§ **Work required**
Transcribe all of the material exactly, except for its pictures.
---------- Source records ----------
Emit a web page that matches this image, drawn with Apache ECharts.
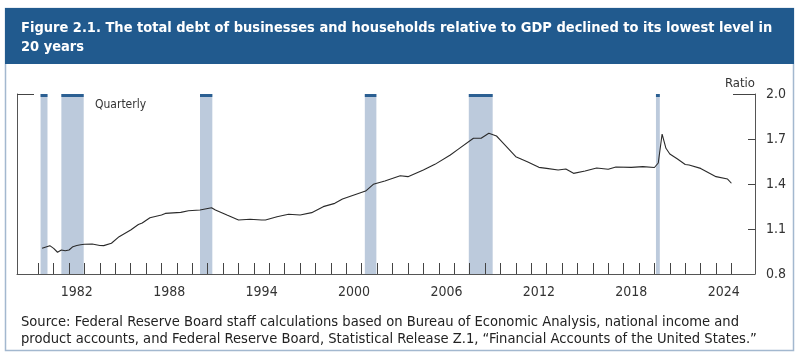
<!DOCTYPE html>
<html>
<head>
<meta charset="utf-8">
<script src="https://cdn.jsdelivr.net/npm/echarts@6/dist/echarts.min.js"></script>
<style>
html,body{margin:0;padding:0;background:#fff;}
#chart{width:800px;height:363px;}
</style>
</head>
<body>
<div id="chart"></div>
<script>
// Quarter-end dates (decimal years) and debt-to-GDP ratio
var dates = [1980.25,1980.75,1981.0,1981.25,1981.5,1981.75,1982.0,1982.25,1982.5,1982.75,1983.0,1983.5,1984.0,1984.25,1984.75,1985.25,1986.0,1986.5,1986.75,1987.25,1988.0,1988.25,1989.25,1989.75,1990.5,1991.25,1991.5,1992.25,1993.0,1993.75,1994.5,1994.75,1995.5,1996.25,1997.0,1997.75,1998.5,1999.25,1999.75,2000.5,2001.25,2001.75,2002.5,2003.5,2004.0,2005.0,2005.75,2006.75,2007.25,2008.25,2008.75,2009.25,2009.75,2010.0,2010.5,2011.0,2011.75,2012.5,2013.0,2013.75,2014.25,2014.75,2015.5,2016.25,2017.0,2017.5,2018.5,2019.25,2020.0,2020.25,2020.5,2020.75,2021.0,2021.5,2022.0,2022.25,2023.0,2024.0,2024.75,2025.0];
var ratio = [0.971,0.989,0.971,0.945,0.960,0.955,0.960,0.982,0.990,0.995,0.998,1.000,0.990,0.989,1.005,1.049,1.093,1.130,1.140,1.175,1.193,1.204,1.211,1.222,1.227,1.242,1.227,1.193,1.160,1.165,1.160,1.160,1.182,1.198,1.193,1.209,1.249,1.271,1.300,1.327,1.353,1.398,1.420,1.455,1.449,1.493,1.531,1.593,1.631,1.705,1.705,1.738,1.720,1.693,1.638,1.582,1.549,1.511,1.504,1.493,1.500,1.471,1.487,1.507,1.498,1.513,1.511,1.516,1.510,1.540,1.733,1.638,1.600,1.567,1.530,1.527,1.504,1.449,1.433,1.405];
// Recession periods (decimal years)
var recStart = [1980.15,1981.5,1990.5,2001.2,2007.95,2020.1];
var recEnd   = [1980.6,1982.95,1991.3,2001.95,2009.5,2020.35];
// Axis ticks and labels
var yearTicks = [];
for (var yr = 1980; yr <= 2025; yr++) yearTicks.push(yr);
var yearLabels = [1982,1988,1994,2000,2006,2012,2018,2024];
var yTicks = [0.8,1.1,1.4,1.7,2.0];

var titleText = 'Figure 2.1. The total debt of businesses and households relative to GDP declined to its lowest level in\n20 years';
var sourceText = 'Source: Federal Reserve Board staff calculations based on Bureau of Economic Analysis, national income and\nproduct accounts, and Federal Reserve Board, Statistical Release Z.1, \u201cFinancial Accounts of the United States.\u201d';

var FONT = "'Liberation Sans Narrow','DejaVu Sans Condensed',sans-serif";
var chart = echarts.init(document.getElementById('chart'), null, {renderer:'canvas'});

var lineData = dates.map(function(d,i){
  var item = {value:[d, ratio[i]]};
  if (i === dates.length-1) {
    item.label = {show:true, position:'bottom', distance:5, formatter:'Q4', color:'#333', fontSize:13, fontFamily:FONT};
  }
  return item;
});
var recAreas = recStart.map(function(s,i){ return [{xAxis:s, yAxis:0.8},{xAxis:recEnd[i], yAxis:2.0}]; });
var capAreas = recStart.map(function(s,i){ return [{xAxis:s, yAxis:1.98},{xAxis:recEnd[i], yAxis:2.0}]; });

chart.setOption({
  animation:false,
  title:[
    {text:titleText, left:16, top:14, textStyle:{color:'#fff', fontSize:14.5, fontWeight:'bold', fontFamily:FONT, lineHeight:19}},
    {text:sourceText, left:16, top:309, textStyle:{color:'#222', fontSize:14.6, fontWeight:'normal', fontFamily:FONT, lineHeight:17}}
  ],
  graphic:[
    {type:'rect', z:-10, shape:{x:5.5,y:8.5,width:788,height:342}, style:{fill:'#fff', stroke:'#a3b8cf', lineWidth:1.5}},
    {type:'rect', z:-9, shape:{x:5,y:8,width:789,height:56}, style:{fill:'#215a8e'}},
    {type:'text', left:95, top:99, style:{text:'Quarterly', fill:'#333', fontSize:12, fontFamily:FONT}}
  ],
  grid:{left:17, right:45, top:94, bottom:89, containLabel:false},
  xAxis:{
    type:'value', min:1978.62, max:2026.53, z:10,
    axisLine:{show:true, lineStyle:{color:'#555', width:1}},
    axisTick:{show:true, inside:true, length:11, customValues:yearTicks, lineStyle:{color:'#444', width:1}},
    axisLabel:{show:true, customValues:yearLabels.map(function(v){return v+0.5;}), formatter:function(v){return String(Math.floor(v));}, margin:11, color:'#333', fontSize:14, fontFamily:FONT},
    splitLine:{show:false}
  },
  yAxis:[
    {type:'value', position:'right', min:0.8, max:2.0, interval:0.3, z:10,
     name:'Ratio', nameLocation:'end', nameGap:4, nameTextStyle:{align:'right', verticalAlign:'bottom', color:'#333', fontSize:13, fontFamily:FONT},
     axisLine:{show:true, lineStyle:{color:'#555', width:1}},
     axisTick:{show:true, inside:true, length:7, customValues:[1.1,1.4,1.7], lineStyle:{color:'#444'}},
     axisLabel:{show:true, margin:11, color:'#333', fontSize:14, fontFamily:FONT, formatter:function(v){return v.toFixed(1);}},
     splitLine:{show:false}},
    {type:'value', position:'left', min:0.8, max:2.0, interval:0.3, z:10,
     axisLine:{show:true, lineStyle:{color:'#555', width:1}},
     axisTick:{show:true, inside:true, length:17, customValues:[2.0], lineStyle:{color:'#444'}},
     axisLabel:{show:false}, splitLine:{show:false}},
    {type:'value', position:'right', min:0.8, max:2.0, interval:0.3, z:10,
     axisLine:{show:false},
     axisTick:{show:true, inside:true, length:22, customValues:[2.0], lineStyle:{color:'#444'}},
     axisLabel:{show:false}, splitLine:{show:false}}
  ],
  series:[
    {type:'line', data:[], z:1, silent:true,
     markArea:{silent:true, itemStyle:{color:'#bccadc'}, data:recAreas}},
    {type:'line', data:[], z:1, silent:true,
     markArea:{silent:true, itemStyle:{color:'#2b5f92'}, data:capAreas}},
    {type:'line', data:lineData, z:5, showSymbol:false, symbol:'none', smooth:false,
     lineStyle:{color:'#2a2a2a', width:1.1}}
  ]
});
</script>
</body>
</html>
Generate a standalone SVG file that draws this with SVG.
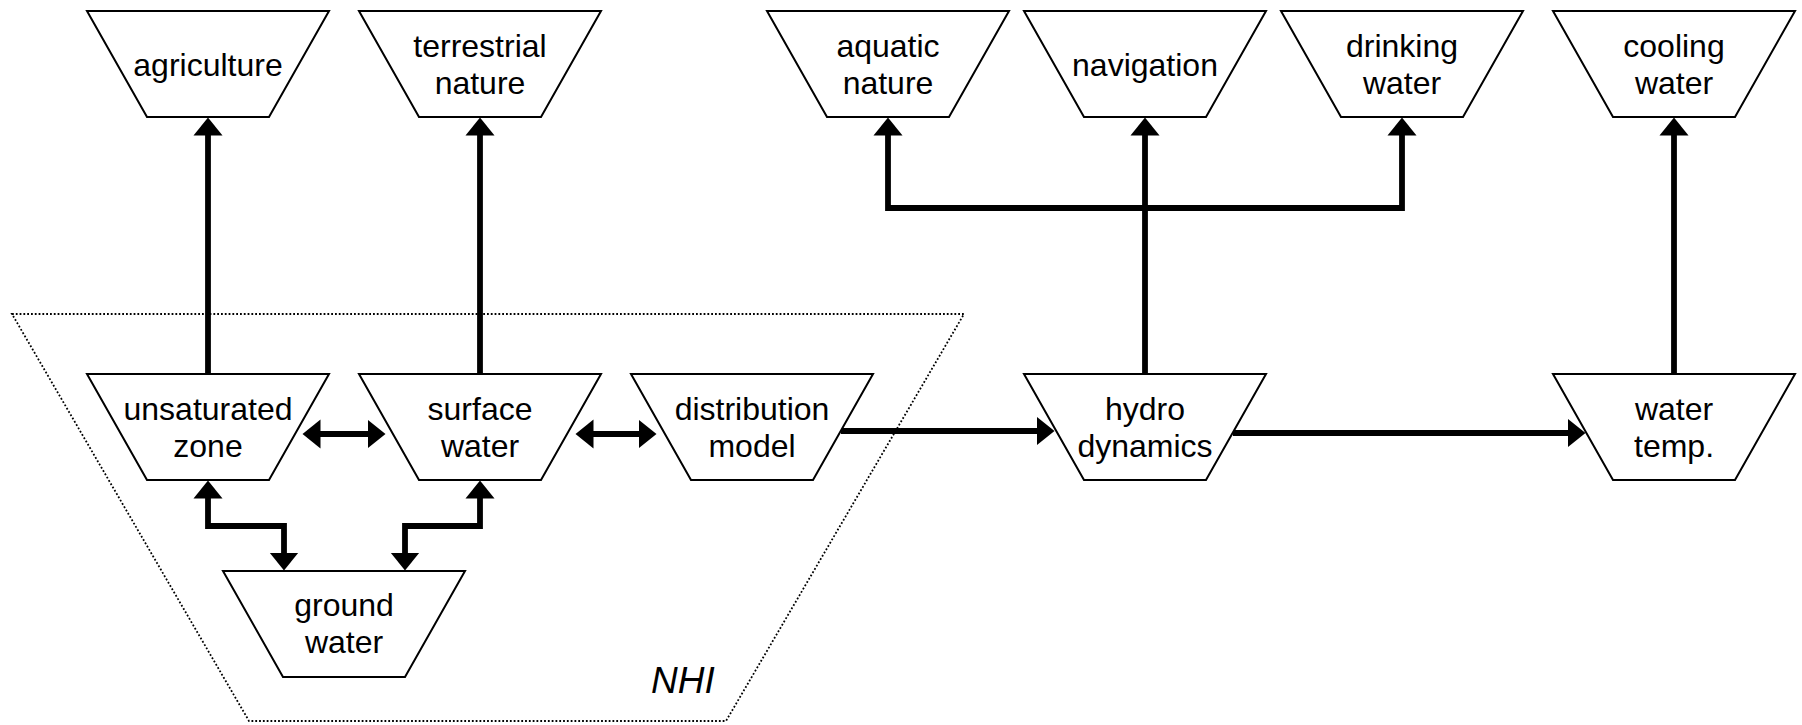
----------
§ **Final result**
Emit a web page that matches this image, drawn with Apache ECharts.
<!DOCTYPE html>
<html>
<head>
<meta charset="utf-8">
<script src="https://cdn.jsdelivr.net/npm/echarts@6/dist/echarts.min.js"></script>
<style>
html,body{margin:0;padding:0;background:#fff;}
#chart{width:800px;height:363px;}
</style>
</head>
<body>
<div id="chart"></div>
<script>
// Quarter-end dates (decimal years) and debt-to-GDP ratio
var dates = [1980.25,1980.75,1981.0,1981.25,1981.5,1981.75,1982.0,1982.25,1982.5,1982.75,1983.0,1983.5,1984.0,1984.25,1984.75,1985.25,1986.0,1986.5,1986.75,1987.25,1988.0,1988.25,1989.25,1989.75,1990.5,1991.25,1991.5,1992.25,1993.0,1993.75,1994.5,1994.75,1995.5,1996.25,1997.0,1997.75,1998.5,1999.25,1999.75,2000.5,2001.25,2001.75,2002.5,2003.5,2004.0,2005.0,2005.75,2006.75,2007.25,2008.25,2008.75,2009.25,2009.75,2010.0,2010.5,2011.0,2011.75,2012.5,2013.0,2013.75,2014.25,2014.75,2015.5,2016.25,2017.0,2017.5,2018.5,2019.25,2020.0,2020.25,2020.5,2020.75,2021.0,2021.5,2022.0,2022.25,2023.0,2024.0,2024.75,2025.0];
var ratio = [0.971,0.989,0.971,0.945,0.960,0.955,0.960,0.982,0.990,0.995,0.998,1.000,0.990,0.989,1.005,1.049,1.093,1.130,1.140,1.175,1.193,1.204,1.211,1.222,1.227,1.242,1.227,1.193,1.160,1.165,1.160,1.160,1.182,1.198,1.193,1.209,1.249,1.271,1.300,1.327,1.353,1.398,1.420,1.455,1.449,1.493,1.531,1.593,1.631,1.705,1.705,1.738,1.720,1.693,1.638,1.582,1.549,1.511,1.504,1.493,1.500,1.471,1.487,1.507,1.498,1.513,1.511,1.516,1.510,1.540,1.733,1.638,1.600,1.567,1.530,1.527,1.504,1.449,1.433,1.405];
// Recession periods (decimal years)
var recStart = [1980.15,1981.5,1990.5,2001.2,2007.95,2020.1];
var recEnd   = [1980.6,1982.95,1991.3,2001.95,2009.5,2020.35];
// Axis ticks and labels
var yearTicks = [];
for (var yr = 1980; yr <= 2025; yr++) yearTicks.push(yr);
var yearLabels = [1982,1988,1994,2000,2006,2012,2018,2024];
var yTicks = [0.8,1.1,1.4,1.7,2.0];

var titleText = 'Figure 2.1. The total debt of businesses and households relative to GDP declined to its lowest level in\n20 years';
var sourceText = 'Source: Federal Reserve Board staff calculations based on Bureau of Economic Analysis, national income and\nproduct accounts, and Federal Reserve Board, Statistical Release Z.1, \u201cFinancial Accounts of the United States.\u201d';

var FONT = "'Liberation Sans Narrow','DejaVu Sans Condensed',sans-serif";
var chart = echarts.init(document.getElementById('chart'), null, {renderer:'canvas'});

var lineData = dates.map(function(d,i){
  var item = {value:[d, ratio[i]]};
  if (i === dates.length-1) {
    item.label = {show:true, position:'bottom', distance:5, formatter:'Q4', color:'#333', fontSize:13, fontFamily:FONT};
  }
  return item;
});
var recAreas = recStart.map(function(s,i){ return [{xAxis:s, yAxis:0.8},{xAxis:recEnd[i], yAxis:2.0}]; });
var capAreas = recStart.map(function(s,i){ return [{xAxis:s, yAxis:1.98},{xAxis:recEnd[i], yAxis:2.0}]; });

chart.setOption({
  animation:false,
  title:[
    {text:titleText, left:16, top:14, textStyle:{color:'#fff', fontSize:14.5, fontWeight:'bold', fontFamily:FONT, lineHeight:19}},
    {text:sourceText, left:16, top:309, textStyle:{color:'#222', fontSize:14.6, fontWeight:'normal', fontFamily:FONT, lineHeight:17}}
  ],
  graphic:[
    {type:'rect', z:-10, shape:{x:5.5,y:8.5,width:788,height:342}, style:{fill:'#fff', stroke:'#a3b8cf', lineWidth:1.5}},
    {type:'rect', z:-9, shape:{x:5,y:8,width:789,height:56}, style:{fill:'#215a8e'}},
    {type:'text', left:95, top:99, style:{text:'Quarterly', fill:'#333', fontSize:12, fontFamily:FONT}}
  ],
  grid:{left:17, right:45, top:94, bottom:89, containLabel:false},
  xAxis:{
    type:'value', min:1978.62, max:2026.53, z:10,
    axisLine:{show:true, lineStyle:{color:'#555', width:1}},
    axisTick:{show:true, inside:true, length:11, customValues:yearTicks, lineStyle:{color:'#444', width:1}},
    axisLabel:{show:true, customValues:yearLabels.map(function(v){return v+0.5;}), formatter:function(v){return String(Math.floor(v));}, margin:11, color:'#333', fontSize:14, fontFamily:FONT},
    splitLine:{show:false}
  },
  yAxis:[
    {type:'value', position:'right', min:0.8, max:2.0, interval:0.3, z:10,
     name:'Ratio', nameLocation:'end', nameGap:4, nameTextStyle:{align:'right', verticalAlign:'bottom', color:'#333', fontSize:13, fontFamily:FONT},
     axisLine:{show:true, lineStyle:{color:'#555', width:1}},
     axisTick:{show:true, inside:true, length:7, customValues:[1.1,1.4,1.7], lineStyle:{color:'#444'}},
     axisLabel:{show:true, margin:11, color:'#333', fontSize:14, fontFamily:FONT, formatter:function(v){return v.toFixed(1);}},
     splitLine:{show:false}},
    {type:'value', position:'left', min:0.8, max:2.0, interval:0.3, z:10,
     axisLine:{show:true, lineStyle:{color:'#555', width:1}},
     axisTick:{show:true, inside:true, length:17, customValues:[2.0], lineStyle:{color:'#444'}},
     axisLabel:{show:false}, splitLine:{show:false}},
    {type:'value', position:'right', min:0.8, max:2.0, interval:0.3, z:10,
     axisLine:{show:false},
     axisTick:{show:true, inside:true, length:22, customValues:[2.0], lineStyle:{color:'#444'}},
     axisLabel:{show:false}, splitLine:{show:false}}
  ],
  series:[
    {type:'line', data:[], z:1, silent:true,
     markArea:{silent:true, itemStyle:{color:'#bccadc'}, data:recAreas}},
    {type:'line', data:[], z:1, silent:true,
     markArea:{silent:true, itemStyle:{color:'#2b5f92'}, data:capAreas}},
    {type:'line', data:lineData, z:5, showSymbol:false, symbol:'none', smooth:false,
     lineStyle:{color:'#2a2a2a', width:1.1}}
  ]
});
</script>
</body>
</html>
Generate a standalone SVG file that draws this with SVG.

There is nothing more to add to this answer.